A select group of City College honors students were invited to present on various scholarly ideas at the Honors Research Symposium at Stanford University on May 7.

Only seven out of 20 students from City College were selected. The students – Nadia Hosking, Shomriel Goodman, Jesse Clayburgh, Thatcher Combs, Rebecca Allard, Paul King and Branduin Stroud – have been practicing their scholarly presentations for an entire semester in groups and with their mentors.

The symposium contained three sessions, with City College students presenting in the first and second sessions.
Shomriel Goodman presented her topic, “Women’s Work Wordsmiths and Warriors in Southern Appalachia” in the second session.

“The strong women in the area are connected to the land and use poetry to reflect,” she said.

Goodman chose this topic because her favorite author, Wendell Berry, is a cultural and economic critic who is against coal mining in the Appalachias.

“I first started researching poetry in the area then became aware of the issue,” she said.

Also in the second session, transgender student Thatcher Combs, who is majoring in LGBT studies, presented “What Defines Beauty?” During his presentation, he displayed lesbian, gay, bisexual, and transgender artwork while discussing society’s view on the LGBT community as a whole.

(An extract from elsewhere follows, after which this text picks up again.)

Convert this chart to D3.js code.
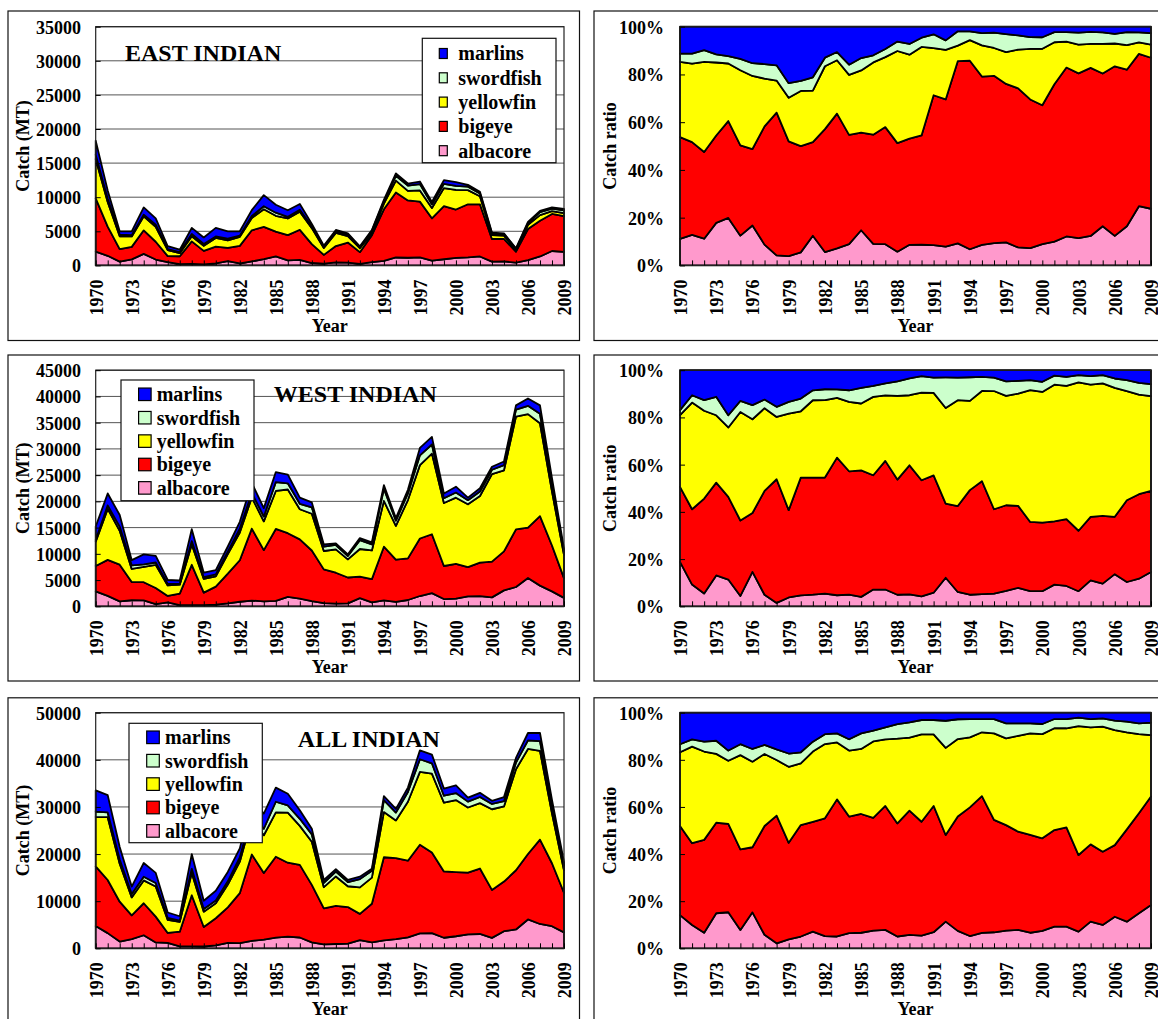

“As a society, stop thinking just because we wrote it in paper things have changed,” Combs said.

One of the key points Combs made was that the LGBT community is not something that is brand new, but goes back historically.

Rebecca Allard’s topic was “The Savage Self-Appropriation of the Primitive in Paul Gauguin.” In her presentation Allard discussed the idea of “primitivism” through Gauguin’s use of tribal elements in his artwork.

“The art of non-western tribal people was thought to be creative, sensual and simple,” Allard said.

Anthropology major Paul King presented the topic “Superstition of Belief.” His presentation explored ancient and modern flesh-hook suspension, which both yields psychological and sociological benefits, according to ancient and modern cultures.

In his presentation, King showed graphic photographs of people hanging by hooks piercing their skin in different areas of their body.
King is a professional piercer and said, “I chose to participate.”

Some in the audience wanted to know if there was bleeding in this ritual. “In traditional and modern practices it constricts blood vessels, so there’s almost no bleeding,” he said.